Signal transducing histidine kinases are the key elements in two-component signal transduction systems. Examples of histidine kinases are EnvZ, which plays a central role in osmoregulation, and CheA, which plays a central role in the chemotaxis system. Histidine kinases usually have an N-terminal ligand-binding domain and a C-terminal kinase domain, but other domains may also be present. The kinase domain is responsible for the autophosphorylation of the histidine with ATP, the phosphotransfer from the kinase to an aspartate of the response regulator, and (with bifunctional enzymes ) the phosphotransfer from aspartyl phosphate back to ADP or to water. The kinase core has a unique fold, distinct from that of the Ser/Thr/Tyr kinase superfamily.

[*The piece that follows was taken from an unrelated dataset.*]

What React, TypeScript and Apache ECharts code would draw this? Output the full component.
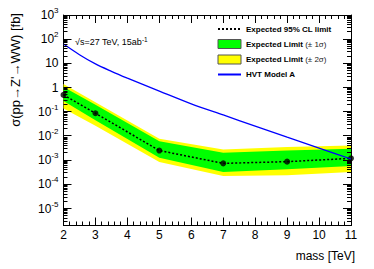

HKs can be roughly divided into two classes: orthodox and hybrid kinases. Most orthodox HKs, typified by the Escherichia coli EnvZ protein, function as periplasmic membrane receptors and have a signal peptide and transmembrane segment(s) that separate the protein into a periplasmic N-terminal sensing domain and a highly conserved cytoplasmic C-terminal kinase core. Members of this family, however, have an integral membrane sensor domain. Not all orthodox kinases are membrane bound, e.g., the nitrogen regulatory kinase NtrB (GlnL) is a soluble cytoplasmic HK. Hybrid kinases contain multiple phosphodonor and phosphoacceptor sites and use multi-step phospho-relay schemes instead of promoting a single phosphoryl transfer. In addition to the sensor domain and kinase core, they contain a CheY-like receiver domain and a His-containing phosphotransfer (HPt) domain.
The Hpr Serine/threonine kinase PtsK is the sensor in a multicomponent phosphorelay system in control of carbon catabolic repression in bacteria. This kinase is unusual in that it recognizes the tertiary structure of its target and is a member of a novel family unrelated to any previously described protein phosphorylating enzymes. X-ray analysis of the full-length crystalline enzyme from Staphylococcus xylosus at a resolution of 1.95 A shows the enzyme to consist of two clearly separated domains that are assembled in a hexameric structure resembling a three-bladed propeller. The blades are formed by two N-terminal domains each, and the compact central hub assembles the C-terminal kinase domains.